Exercise description :: Take the lines from the head of the listing through the one bearing "const rtLabelled = [660, 680, 700, 720, 740, 760];" and copy them exactly, leaving every picture out.

== Information shown ==

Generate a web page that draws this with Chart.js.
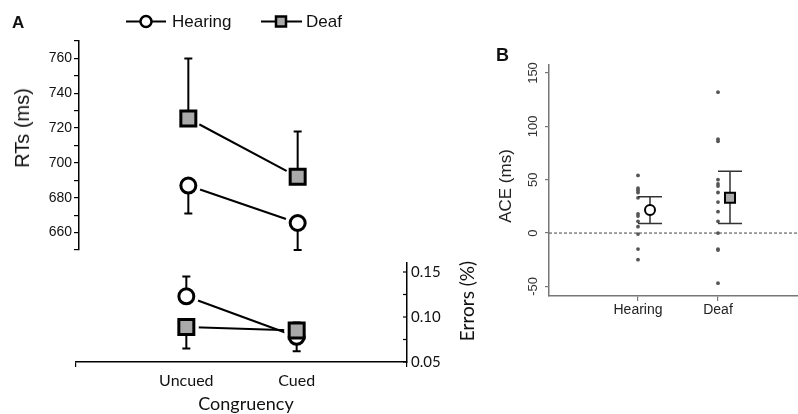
<!DOCTYPE html>
<html>
<head>
<meta charset="utf-8">
<script src="https://cdn.jsdelivr.net/npm/chart.js@4.4.0/dist/chart.umd.min.js"></script>
<style>
body{margin:0;width:798px;height:414px;background:#fff;position:relative;overflow:hidden;font-family:'Liberation Sans',Arial,sans-serif;color:#111;}
canvas{position:absolute;}
.t{position:absolute;white-space:nowrap;line-height:1;}
</style>
</head>
<body>
<canvas id="rt" width="420" height="262" style="left:0;top:0"></canvas>
<canvas id="err" width="480" height="164" style="left:0;top:250px"></canvas>
<canvas id="ace" width="318" height="290" style="left:480px;top:40px"></canvas>

<div class="t" style="left:12px;top:14px;font-weight:bold;font-size:17px">A</div>
<div class="t" style="left:496px;top:46px;font-weight:bold;font-size:18px">B</div>
<div class="t" style="left:172px;top:21px;transform:translateY(-50%);font-size:17px">Hearing</div>
<div class="t" style="left:306px;top:21px;transform:translateY(-50%);font-size:17px">Deaf</div>
<div class="t" style="left:22px;top:128px;transform:translate(-50%,-50%) rotate(-90deg);font-size:20px">RTs (ms)</div>
<div class="t" style="left:466px;top:301px;transform:translate(-50%,-50%) rotate(-90deg);font-size:19px;font-family:Lato">Errors (%)</div>
<div class="t" style="left:246px;top:403px;transform:translate(-50%,-50%);font-size:18px;font-family:Lato">Congruency</div>
<div class="t" style="left:505px;top:186px;transform:translate(-50%,-50%) rotate(-90deg);font-size:17px;color:#222">ACE (ms)</div>

<script>
// panel A
const categoriesA = ['Uncued', 'Cued'];
const hearingRT = [687, 665.5];
const deafRT = [725.5, 692];
const hearingRTbar = [671, 650];
const deafRTbar = [760, 718];
const rtTicks = [650, 660, 670, 680, 690, 700, 710, 720, 730, 740, 750, 760, 770];
const rtLabelled = [660, 680, 700, 720, 740, 760];

const hearingErr = [0.123, 0.078];
const deafErr = [0.089, 0.085];
const hearingErrBar = [0.145, 0.062];
const deafErrBar = [0.065, 0.094];
const errTicks = [0.05, 0.075, 0.1, 0.125, 0.15];
const errLabels = ['0.05', '', '0.10', '', '0.15'];

// panel B
const categoriesB = ['Hearing', 'Deaf'];
const hearingAce = [54, 42, 40, 38, 33, 18, 16, 11, 6, -1, -15, -25];
const deafAce = [132, 88, 86, 50, 46, 44, 38, 29, 20, 11, 0, -15, -16, -47];
const meanAce = [21.5, 33];
const aceHi = [34, 58];
const aceLo = [9, 9];
const aceTicks = [-50, 0, 50, 100, 150];

const pts = (arr) => arr.map((v, i) => ({x: i + 1, y: v}));

const errorBars = {
  id: 'errorBars',
  beforeDatasetDraw(chart, args) {
    const ds = chart.data.datasets[args.index];
    if (!ds.errEnds) return;
    const ctx = chart.ctx, xs = chart.scales.x, ys = chart.scales.y;
    ctx.save();
    ctx.strokeStyle = ds.errColor || '#000';
    ctx.lineWidth = ds.errWidth || 2;
    ds.data.forEach((p, i) => {
      const px = xs.getPixelForValue(p.x), py = ys.getPixelForValue(p.y);
      ds.errEnds.forEach(ends => {
        const ey = ys.getPixelForValue(ends[i]);
        ctx.beginPath();
        ctx.moveTo(px, py); ctx.lineTo(px, ey);
        ctx.moveTo(px - ds.capW / 2, ey); ctx.lineTo(px + ds.capW / 2, ey);
        ctx.stroke();
      });
    });
    ctx.restore();
  }
};
Chart.register(errorBars);

function seriesA(hear, deaf, hearBar, deafBar) {
  return [
    {data: pts(hear), showLine: true, borderColor: '#000', borderWidth: 2, pointRadius: 0, order: 3},
    {data: pts(deaf), showLine: true, borderColor: '#000', borderWidth: 2, pointRadius: 0, order: 3},
    {data: pts(hear), pointRadius: 12.5, pointBorderWidth: 0, pointBackgroundColor: '#fff', order: 2},
    {data: pts(deaf), pointRadius: 12.5, pointBorderWidth: 0, pointBackgroundColor: '#fff', order: 2},
    {data: pts(hear), pointStyle: 'circle', pointRadius: 7.5, pointBorderWidth: 3, pointBorderColor: '#000',
     pointBackgroundColor: '#fff', errEnds: [hearBar], capW: 8, order: 1},
    {data: pts(deaf), pointStyle: 'rect', pointRadius: 10.6, pointBorderWidth: 3, pointBorderColor: '#000',
     pointBackgroundColor: '#a9a9a9', errEnds: [deafBar], capW: 8, order: 0}
  ];
}

const legendA = {
  id: 'legendA',
  afterDraw(chart) {
    const ctx = chart.ctx;
    ctx.save();
    ctx.strokeStyle = '#000';
    ctx.lineWidth = 2;
    ctx.beginPath(); ctx.moveTo(126, 21.5); ctx.lineTo(166, 21.5); ctx.moveTo(261, 21.5); ctx.lineTo(302, 21.5); ctx.stroke();
    ctx.lineWidth = 2.5;
    ctx.fillStyle = '#fff';
    ctx.beginPath(); ctx.arc(146, 21.5, 5.5, 0, Math.PI * 2); ctx.fill(); ctx.stroke();
    ctx.fillStyle = '#a9a9a9';
    ctx.beginPath(); ctx.rect(276, 16.5, 10, 10); ctx.fill(); ctx.stroke();
    ctx.restore();
  }
};

const common = {
  responsive: false,
  animation: false,
  plugins: {legend: {display: false}, tooltip: {enabled: false}}
};

new Chart(document.getElementById('rt'), {
  type: 'scatter',
  data: {datasets: seriesA(hearingRT, deafRT, hearingRTbar, deafRTbar)},
  plugins: [legendA],
  options: {
    ...common,
    layout: {autoPadding: false, padding: {top: 41, bottom: 12, left: 0, right: 13}},
    scales: {
      x: {type: 'linear', min: 0, max: 3, display: false},
      y: {
        type: 'linear', min: 650, max: 770,
        afterBuildTicks: s => { s.ticks = rtTicks.map(v => ({value: v})); },
        afterFit: s => { s.width = 79; },
        border: {display: true, color: '#000', width: 1.5},
        grid: {drawOnChartArea: false, drawTicks: true, tickLength: 5, color: '#000', lineWidth: 1.2},
        ticks: {autoSkip: false, padding: 2, color: '#111', font: {family: 'Liberation Sans', size: 14},
                callback: v => rtLabelled.includes(v) ? String(v) : ''}
      }
    }
  }
});

const inTicks = {
  id: 'inTicks',
  afterDraw(chart) {
    const ctx = chart.ctx, ys = chart.scales.y, r = chart.chartArea.right;
    ctx.save();
    ctx.strokeStyle = '#000';
    ctx.lineWidth = 1.2;
    errTicks.forEach(v => {
      const py = ys.getPixelForValue(v);
      ctx.beginPath(); ctx.moveTo(r - 4, py); ctx.lineTo(r, py); ctx.stroke();
    });
    ctx.restore();
  }
};

new Chart(document.getElementById('err'), {
  type: 'scatter',
  data: {datasets: seriesA(hearingErr, deafErr, hearingErrBar, deafErrBar)},
  plugins: [inTicks],
  options: {
    ...common,
    layout: {autoPadding: false, padding: {top: 10, bottom: 0, left: 76, right: 0}},
    scales: {
      x: {
        type: 'linear', min: 0, max: 3, position: 'bottom',
        afterBuildTicks: s => { s.ticks = [0, 1, 2, 3].map(v => ({value: v})); },
        afterFit: s => { s.height = 52; },
        border: {display: true, color: '#000', width: 1.5},
        grid: {drawOnChartArea: false, tickLength: 5, lineWidth: 1.2,
               color: c => (c.tick && (c.tick.value === 0 || c.tick.value === 3)) ? '#000' : 'rgba(0,0,0,0)'},
        ticks: {autoSkip: false, maxRotation: 0, padding: 4, color: '#111', font: {family: 'Lato', size: 16},
                callback: v => categoriesA[v - 1] || ''}
      },
      y: {
        type: 'linear', position: 'right', min: 0.05, max: 0.16,
        afterBuildTicks: s => { s.ticks = errTicks.map(v => ({value: v})); },
        afterFit: s => { s.width = 73; },
        border: {display: true, color: '#000', width: 1.5},
        grid: {drawOnChartArea: false, drawTicks: false},
        ticks: {autoSkip: false, padding: 4, color: '#111', font: {family: 'Lato', size: 15},
                callback: (v, i) => errLabels[i]}
      }
    }
  }
});

const meanOffset = 0.15;
new Chart(document.getElementById('ace'), {
  type: 'scatter',
  data: {
    datasets: [
      {data: [{x: -0.1125, y: 0}, {x: 3, y: 0}], showLine: true, borderColor: '#444', borderWidth: 1,
       borderDash: [3, 2], pointRadius: 0, order: 5},
      {data: hearingAce.map(v => ({x: 1, y: v})), pointRadius: 1.9, pointBorderWidth: 0, pointBackgroundColor: '#555', order: 3},
      {data: deafAce.map(v => ({x: 2, y: v})), pointRadius: 1.9, pointBorderWidth: 0, pointBackgroundColor: '#555', order: 3},
      {data: [{x: 1 + meanOffset, y: meanAce[0]}], pointStyle: 'circle', pointRadius: 5, pointBorderWidth: 2,
       pointBorderColor: '#000', pointBackgroundColor: '#fff', errEnds: [[aceHi[0]], [aceLo[0]]], capW: 24,
       errColor: '#333', errWidth: 1.5, order: 1},
      {data: [{x: 2 + meanOffset, y: meanAce[1]}], pointStyle: 'rect', pointRadius: 7.1, pointBorderWidth: 2,
       pointBorderColor: '#000', pointBackgroundColor: '#aaa', errEnds: [[aceHi[1]], [aceLo[1]]], capW: 24,
       errColor: '#333', errWidth: 1.5, order: 1}
    ]
  },
  options: {
    ...common,
    layout: {autoPadding: false, padding: {top: 25, bottom: 0, left: 0, right: 0}},
    scales: {
      x: {
        type: 'linear', min: -0.1125, max: 3,
        afterBuildTicks: s => { s.ticks = [1, 2].map(v => ({value: v})); },
        afterFit: s => { s.height = 34; },
        border: {display: true, color: '#777', width: 1.5},
        grid: {drawOnChartArea: false, tickLength: 5, color: '#777', lineWidth: 1.2},
        ticks: {autoSkip: false, maxRotation: 0, padding: 1, color: '#222', font: {family: 'Liberation Sans', size: 14},
                callback: v => categoriesB[v - 1] || ''}
      },
      y: {
        type: 'linear', min: -59, max: 157.5,
        afterBuildTicks: s => { s.ticks = aceTicks.map(v => ({value: v})); },
        afterFit: s => { s.width = 69; },
        border: {display: true, color: '#777', width: 1.5},
        grid: {drawOnChartArea: false, tickLength: 4, color: '#777', lineWidth: 1.2},
        ticks: {autoSkip: false, minRotation: 90, maxRotation: 90, crossAlign: 'center', padding: 1,
                color: '#333', font: {family: 'Liberation Sans', size: 13}}
      }
    }
  }
});
</script>
</body>
</html>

===

Task response ::
Generate a web page that draws this with Chart.js.
<!DOCTYPE html>
<html>
<head>
<meta charset="utf-8">
<script src="https://cdn.jsdelivr.net/npm/chart.js@4.4.0/dist/chart.umd.min.js"></script>
<style>
body{margin:0;width:798px;height:414px;background:#fff;position:relative;overflow:hidden;font-family:'Liberation Sans',Arial,sans-serif;color:#111;}
canvas{position:absolute;}
.t{position:absolute;white-space:nowrap;line-height:1;}
</style>
</head>
<body>
<canvas id="rt" width="420" height="262" style="left:0;top:0"></canvas>
<canvas id="err" width="480" height="164" style="left:0;top:250px"></canvas>
<canvas id="ace" width="318" height="290" style="left:480px;top:40px"></canvas>

<div class="t" style="left:12px;top:14px;font-weight:bold;font-size:17px">A</div>
<div class="t" style="left:496px;top:46px;font-weight:bold;font-size:18px">B</div>
<div class="t" style="left:172px;top:21px;transform:translateY(-50%);font-size:17px">Hearing</div>
<div class="t" style="left:306px;top:21px;transform:translateY(-50%);font-size:17px">Deaf</div>
<div class="t" style="left:22px;top:128px;transform:translate(-50%,-50%) rotate(-90deg);font-size:20px">RTs (ms)</div>
<div class="t" style="left:466px;top:301px;transform:translate(-50%,-50%) rotate(-90deg);font-size:19px;font-family:Lato">Errors (%)</div>
<div class="t" style="left:246px;top:403px;transform:translate(-50%,-50%);font-size:18px;font-family:Lato">Congruency</div>
<div class="t" style="left:505px;top:186px;transform:translate(-50%,-50%) rotate(-90deg);font-size:17px;color:#222">ACE (ms)</div>

<script>
// panel A
const categoriesA = ['Uncued', 'Cued'];
const hearingRT = [687, 665.5];
const deafRT = [725.5, 692];
const hearingRTbar = [671, 650];
const deafRTbar = [760, 718];
const rtTicks = [650, 660, 670, 680, 690, 700, 710, 720, 730, 740, 750, 760, 770];
const rtLabelled = [660, 680, 700, 720, 740, 760];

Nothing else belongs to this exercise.